Напоследок я скажу несколько слов о том, почему так сложно и неприятно быть прототипом, а также о своем персональном отношении к этому вопросу. Мне пришлось побыть прототипом дважды, причем оба раза книги вышли настолько отвратительные, что лучше их вовсе не вспоминать. Тем не менее я хорошо помню то противное состояние, когда у тебя отбирают твое собственное. Дело не в том, что именно обо мне написали – похвалили, отругали или гиперболизировали одну из черт моего характера, нет. У меня отобрали мое – это неприятно; копирайт мой, а у меня отняли, присвоили. Значит ли это, что писатель должен бить себя по рукам, как только ему вздумается перенести на бумагу чужую черту? Разумеется, нет. Писатели продолжат использовать прототипы, прототипы продолжат обижаться. Единственное, с чем нужно сообразовать прототип, – это с вашим сюжетным и жанровым замыслом, с той задачей, которую вы ставите. Эта задача в результате и поможет вам установить те самые ограничения, о которых мы говорили.

На этом я заканчиваю. Спасибо вам.

Coffee break

…я бы вам очень рекомендовала похоронить себя в архивах.

…у Довлатова в «Компромиссе» был такой замечательный персонаж Туронок – то ли главный редактор, то ли ответственный секретарь. И вот прототипу этого Туронка говорили: «Сережа написал книгу про нас про всех», – и он, воодушевившись, ждал, когда же «Компромисс» наконец выйдет. А когда он прочел о себе то, что написал о нем Довлатов, он просто тихо умер.
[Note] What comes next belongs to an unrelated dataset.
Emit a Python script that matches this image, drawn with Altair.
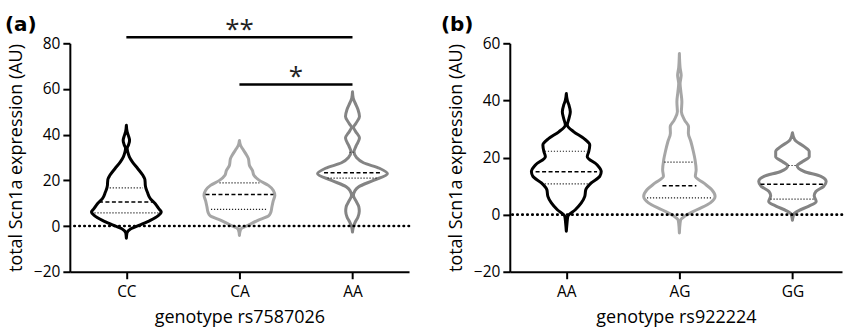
import json
import altair as alt
import pandas as pd

# ---------------- data ----------------
tags = ["(a)", "(b)"]
y_title = "total Scn1a expression (AU)"

# Panel (a): genotype rs7587026
geno_a = ["CC", "CA", "AA"]
xtitle_a = "genotype rs7587026"
cc_val = [-5.3, -3.0, -1.2, 0.3, 2.5, 4.6, 6.1, 7.6, 9.8, 12.0, 14.9, 16.0, 17.8, 19.3, 20.5, 22.2, 25.1, 28.1, 30.3, 32.2, 33.9, 35.6, 37.5, 39.4, 41.2, 44.1]
cc_w = [0, 0.6, 4.5, 12.5, 24, 32, 35, 32.5, 29, 24, 21, 20, 19, 18.8, 18.5, 16.5, 11.5, 6, 3, 1.5, 0.8, 2.2, 3.2, 2.2, 0.8, 0]
ca_val = [-4.1, -2.5, -1.2, 0.3, 2.5, 4.6, 6.1, 8.3, 11.2, 13.4, 15.6, 17.8, 20.0, 22.2, 24.4, 26.6, 29.5, 31.7, 33.9, 35.5, 37.5]
ca_w = [0, 0.5, 1.5, 8.5, 18.5, 29.5, 31.5, 32.5, 34, 35.5, 34, 29, 20, 14.5, 13, 10, 9, 6.3, 3, 1, 0]
aaa_val = [-2.6, -0.5, 1.5, 4.0, 6.5, 8.5, 11.0, 13.4, 15.5, 17.1, 20.0, 22.9, 25.3, 27.7, 30.0, 32.5, 35.0, 38.5, 41.5, 43.2, 45.0, 48.0, 51.0, 54.0, 56.0, 58.8]
aaa_w = [0, 0.8, 2.5, 5.5, 6.8, 6.3, 3.5, 1, 2.5, 6, 21, 35, 27, 11, 4, 1.5, 3.5, 7, 3, 1, 3.5, 7, 5.5, 2.5, 0.7, 0]
# quartiles (q1, median, q3) and their half-widths
qa_val = [[5.8, 10.5, 16.7], [7.3, 13.8, 18.9], [21.0, 23.3, 32.3]]
qa_w = [[32, 27.5, 16.7], [28.5, 34, 20], [25, 28.5, 3]]
# significance bars: from, to, value, label
sig_from = [1, 2]
sig_to = [3, 3]
sig_val = [82.6, 62.0]
sig_lab = ["**", "*"]

# Panel (b): genotype rs922224
geno_b = ["AA", "AG", "GG"]
xtitle_b = "genotype rs922224"
aab_val = [-5.8, -3.0, -0.6, 1.7, 4.1, 6.4, 8.7, 11.1, 13.4, 15.1, 17.4, 20.3, 22.1, 24.4, 26.7, 29.0, 31.4, 33.5, 36.0, 38.5, 40.0, 42.4]
aab_w = [0, 0.7, 1.5, 9, 15, 18.5, 19.5, 25, 33.5, 35, 31, 21, 22.5, 23.5, 17.5, 7.5, 1, 2.5, 4, 2.5, 1, 0]
ag_val = [-6.4, -3.0, -1.7, -0.6, 1.7, 4.1, 6.4, 8.7, 11.1, 13.4, 15.7, 19.2, 22.1, 25.6, 28.5, 30.8, 33.1, 36.0, 39.5, 43.0, 45.9, 48.8, 51.5, 56.4]
ag_w = [0, 0.7, 1.5, 5.2, 17.5, 31, 35.8, 32.5, 24.3, 16, 16.8, 15.7, 14, 11.5, 9, 9.2, 5.2, 2, 2.5, 1.5, 0.7, 1.8, 0.7, 0]
gg_val = [-2.0, -0.8, 0.3, 1.5, 2.9, 4.6, 6.6, 8.1, 9.9, 11.6, 13.4, 15.1, 17.1, 18.6, 20.3, 22.1, 23.8, 26.2, 28.7]
gg_w = [0, 0.6, 1.5, 6.8, 16, 23.8, 21.8, 23.5, 31.3, 33.8, 28.5, 11.8, 4.7, 10.2, 16.8, 16.8, 11.8, 2.3, 0]
qb_val = [[10.8, 15.0, 22.2], [5.9, 10.1, 18.4], [5.4, 10.6, 17.2]]
qb_w = [[21.7, 30.8, 21.5], [32.5, 17, 15], [22, 32, 4]]

colors = ["#000000", "#a6a6a6", "#848484"]

# ---------------- styling ----------------
K = 1.0 / 113.33      # violin half-width -> category units
PX_PER_CAT = 113.33
H = 229
FONT = "Open Sans"


def make_panel(tag, tag_dx, genos, profiles, q_vals, q_ws, y_dom, y_ticks,
               x_title, plot_w, sig=None):
    rows = []
    for i, (g, (vals, ws)) in enumerate(zip(genos, profiles)):
        for v, w in zip(vals, ws):
            rows.append({"g": i + 1, "geno": g, "v": v, "w": w})
    vdf = pd.DataFrame(rows)

    qrows = []
    for i, g in enumerate(genos):
        for j, (v, w) in enumerate(zip(q_vals[i], q_ws[i])):
            qrows.append({"g": i + 1, "geno": g, "v": v, "w": w,
                          "kind": "median" if j == 1 else "quartile"})
    qdf = pd.DataFrame(qrows)

    xs = alt.Scale(domain=[0.5, 0.5 + plot_w / PX_PER_CAT], nice=False, zero=False)
    ys = alt.Scale(domain=y_dom, nice=False, zero=False)
    label_expr = json.dumps(genos).replace('"', "'") + "[datum.value - 1]"
    xax = alt.Axis(values=[1, 2, 3], labelExpr=label_expr, title=x_title)
    yax = alt.Axis(values=y_ticks, title=y_title)

    def X(f):
        return alt.X(f, scale=xs, axis=xax)

    def Y(f):
        return alt.Y(f, scale=ys, axis=yax)

    base = alt.Chart(vdf).transform_calculate(
        left=f"datum.g - datum.w * {K}", right=f"datum.g + datum.w * {K}")

    violins = base.mark_area(
        orient="horizontal", interpolate="monotone", fill="transparent",
        strokeWidth=3, strokeJoin="round", strokeCap="round"
    ).encode(
        y=Y("v:Q"),
        x=X("left:Q"),
        x2="right:Q",
        stroke=alt.Stroke("geno:N", scale=alt.Scale(domain=genos, range=colors), legend=None),
    )

    zero = alt.Chart(pd.DataFrame({"z": [0]})).mark_rule(
        color="black", strokeWidth=2.6, strokeDash=[0.5, 4.5], strokeCap="round"
    ).encode(y=Y("z:Q"))

    qbase = alt.Chart(qdf).transform_calculate(
        left=f"datum.g - datum.w * {K}", right=f"datum.g + datum.w * {K}")
    med = qbase.transform_filter("datum.kind == 'median'").mark_rule(
        color="black", strokeWidth=1.5, strokeDash=[4, 2.5]
    ).encode(x=X("left:Q"), x2="right:Q", y=Y("v:Q"))
    qrt = qbase.transform_filter("datum.kind == 'quartile'").mark_rule(
        color="#222222", strokeWidth=1.2, strokeDash=[1.2, 1.8]
    ).encode(x=X("left:Q"), x2="right:Q", y=Y("v:Q"))

    tag_layer = alt.Chart(pd.DataFrame({"t": [tag]})).mark_text(
        align="left", baseline="middle", fontSize=20, fontWeight="bold",
        font="DejaVu Sans", color="black"
    ).encode(text="t:N", x=alt.value(tag_dx), y=alt.value(-18))

    layers = [violins, zero, med, qrt, tag_layer]

    if sig is not None:
        sdf = pd.DataFrame({"a": sig[0], "b": sig[1], "v": sig[2], "lab": sig[3]})
        bars = alt.Chart(sdf).mark_rule(color="black", strokeWidth=2.5).encode(
            x=X("a:Q"), x2="b:Q", y=Y("v:Q"))
        stars = alt.Chart(sdf).transform_calculate(mid="(datum.a + datum.b) / 2").mark_text(
            align="center", baseline="alphabetic", fontSize=26, font=FONT, dy=1, color="#222222"
        ).encode(x=X("mid:Q"), y=Y("v:Q"), text="lab:N")
        layers += [bars, stars]

    return alt.layer(*layers).properties(width=plot_w, height=H)


panel_a = make_panel(tags[0], -65, geno_a,
                     [(cc_val, cc_w), (ca_val, ca_w), (aaa_val, aaa_w)],
                     qa_val, qa_w, [-20, 80], [-20, 0, 20, 40, 60, 80],
                     xtitle_a, 340, sig=(sig_from, sig_to, sig_val, sig_lab))
panel_b = make_panel(tags[1], -69, geno_b,
                     [(aab_val, aab_w), (ag_val, ag_w), (gg_val, gg_w)],
                     qb_val, qb_w, [-20, 60], [-20, 0, 20, 40, 60],
                     xtitle_b, 333)

chart = alt.hconcat(panel_a, panel_b, spacing=30).resolve_scale(
    x="independent", y="independent", stroke="independent"
).properties(
    padding={"left": 5, "top": 15, "right": 0, "bottom": 1},
    background="white",
).configure_view(stroke=None).configure_axis(
    grid=False, domainColor="black", domainWidth=2, tickColor="black",
    tickWidth=2, tickSize=7, labelFont=FONT, labelFontSize=15.5,
    labelColor="black", titleFont=FONT, titleFontSize=18,
    titleFontWeight="normal", titleColor="black"
).configure_axisY(labelPadding=3, titlePadding=8).configure_axisX(
    labelPadding=6, titlePadding=8)

chart.save("out.html", embed_options={"renderer": "svg", "actions": False})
…когда Файбисовича закидывали тухлыми яйцами и спрашивали: «Ну тещу-то зачем?», он ответил: «Тещу – это не я придумал. Это придумал Нагибин, который делал то же самое, и почему-то на ура прошло». Вот вам пример того, что одно и то же можно делать талантливо, а можно бездарно.

…псевдокамуфляж – это когда Нагибин пишет жуткие вещи про свою жену, Беллу Ахмадулину, но называет ее не Белла, а Гелла – дескать, никто не поймет.

…я могу посоветовать только одно: человек, который работает с прототипами, должен быть готов к любым последствиям – эмоциональным или даже судебным.